We’re stumbling, but we’re getting there
President Abdel Fattah El Sisi ordered authorities to begin preparations to offload some containers from the Ever Given to make it lighter and easier to move, Suez Canal Authority (SCA) Chairman Osama Rabie told Extra News (watch, runtime: 12:15). Offloading the containers will be a last resort move, Rabie said, adding that the SCA will do this if current efforts to move the vessel fail. The possible course of action was posed this weekend by ship owner Shoei Kisen. The stranded vessel has been blocking the canal since Tuesday and salvage teams had been working to dislodge it with dredgers and tugboats. There are now 352 vessels waiting to move through the Canal, with a further 23 to arrive for transit in the next day.
Offloading the vessel will likely add even more days to the canal’s closure as it requires a crane and other heavy equipment that is yet to arrive, a top pilot with the canal authority told The Associated Press on the condition of anonymity.
Today’s efforts to move the ship have resulted in damage to the ship’s front, a spokesman for Bernhard Schulte Shipmanagement, the vessel’s manager, told Bloomberg. Water entered two tanks of the Ever Given, but were removed using high powered pumps. The vessel is now stable, but there is now a chance it will be unfit to leave the canal once it is dislodged.
How far have we come so far? Rabie further explained that the vessel has moved an additional four meters with the help of rising tides in the canal, adding to the 29 meters it moved yesterday. Meanwhile, Egypt is sending veterinarians onboard the ships to examine cattle and other livestock that have run out of provisions on the vessels waiting to cross the canal, according to an Agriculture Ministry statement.

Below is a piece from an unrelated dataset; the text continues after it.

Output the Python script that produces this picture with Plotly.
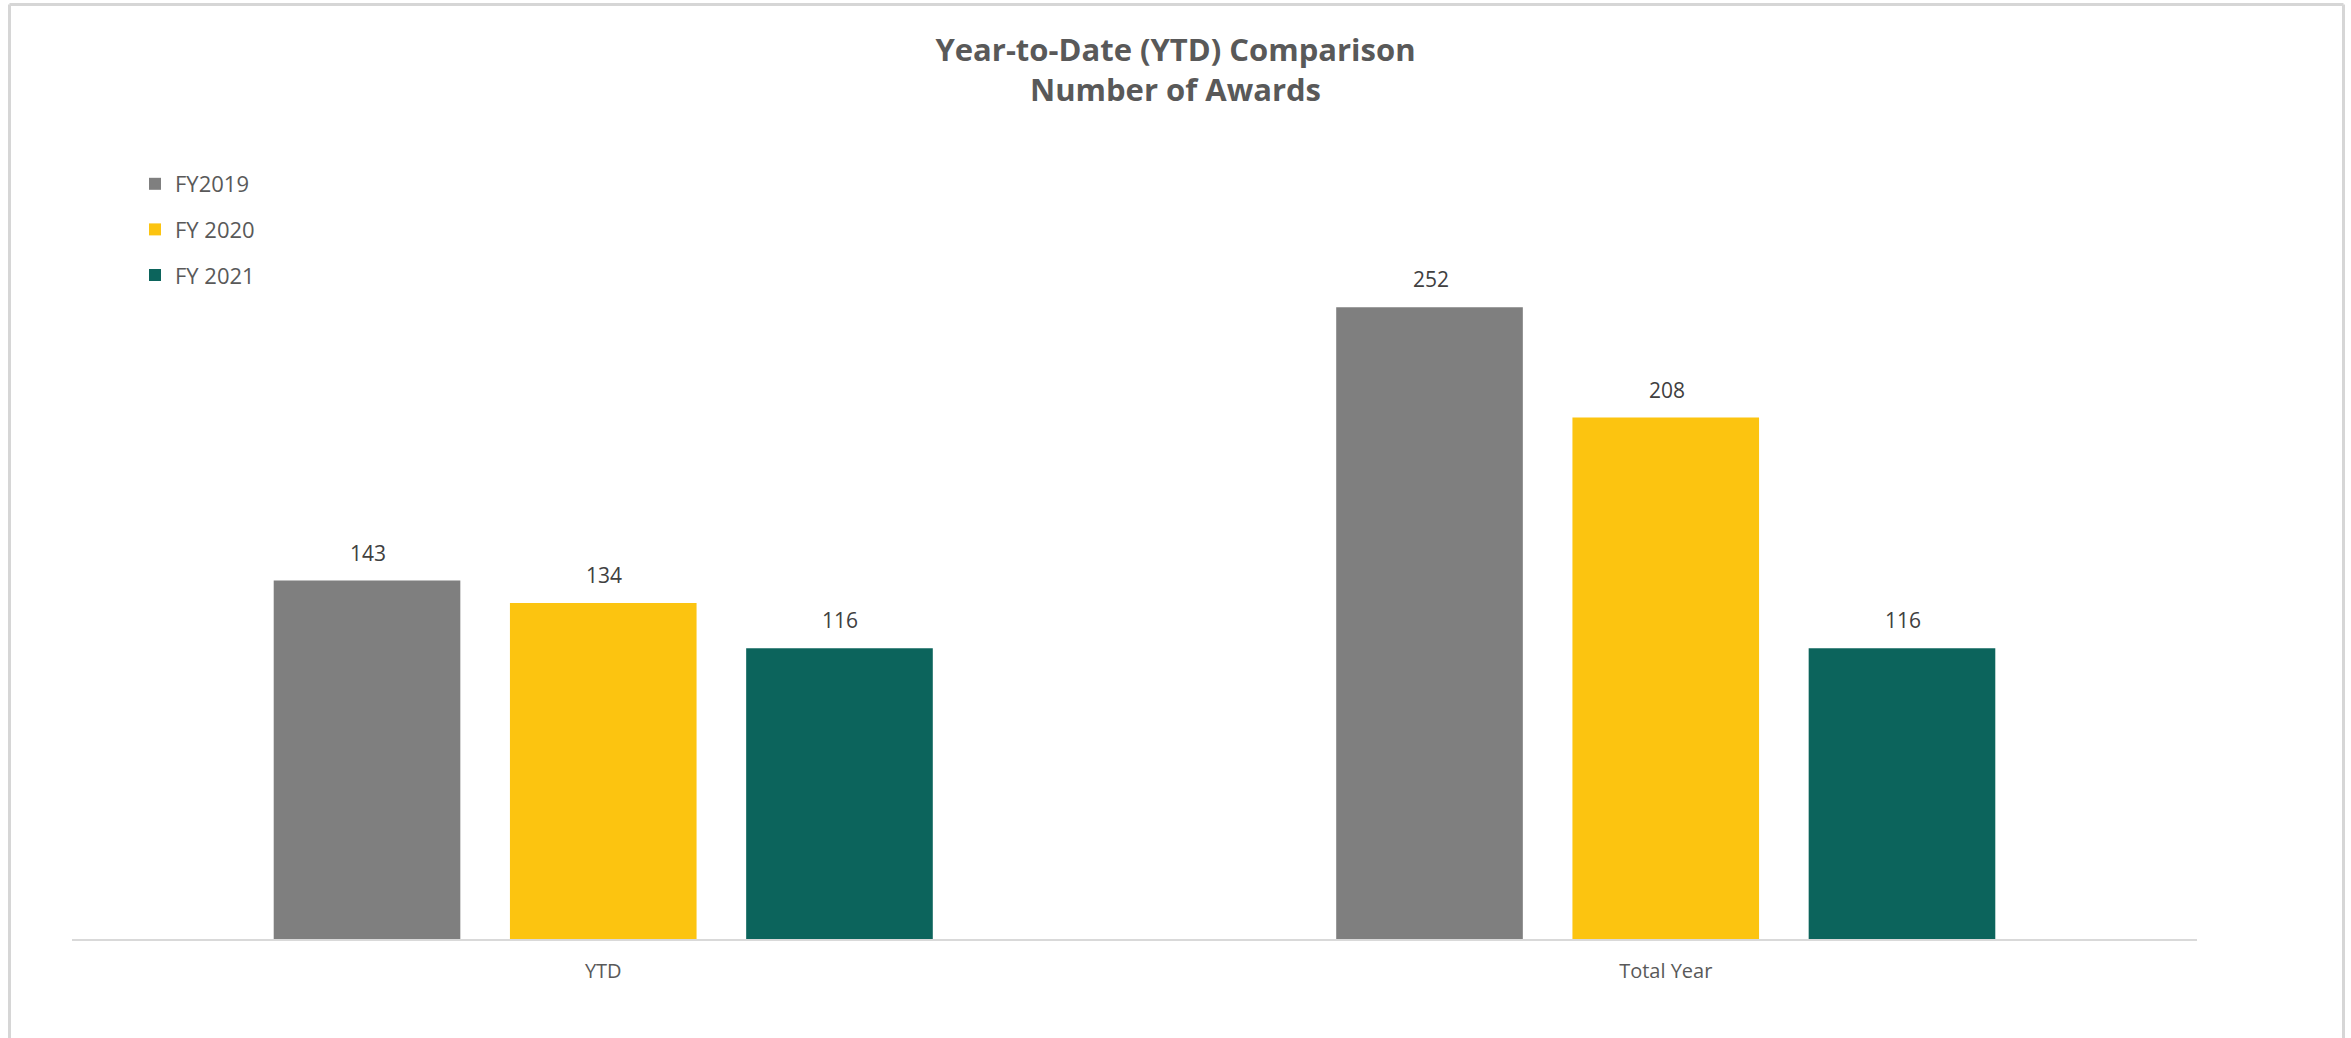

THE IMPACT ABROAD- Companies such as Ikea and Caterpillar are considering taking detours to avoid the Suez Canal, going through the Cape of Good Hope at the southern tip of Africa and adding over a week to the Asia-Europe journey, reports Bloomberg.
Short-term disaster, long-term meh: With all the talk about disrupted supply chains getting worse, Robert Koopman, chief economist of the World Trade Organization is trying to put things into perspective, saying that firms might be overestimating the long-term damage of the blocked canal. In the short term, the Suez Canal block will lead to higher transportation costs, tighter supplies, and more delivery delays, but the situation in the long-term is “another test that the global economy will battle through in the weeks ahead, but will ultimately pass,” Koopman said. He called the situation “a great photo op,” but not in any way indicative of global supply chains potentially disintegrating or a warning against over-globalization.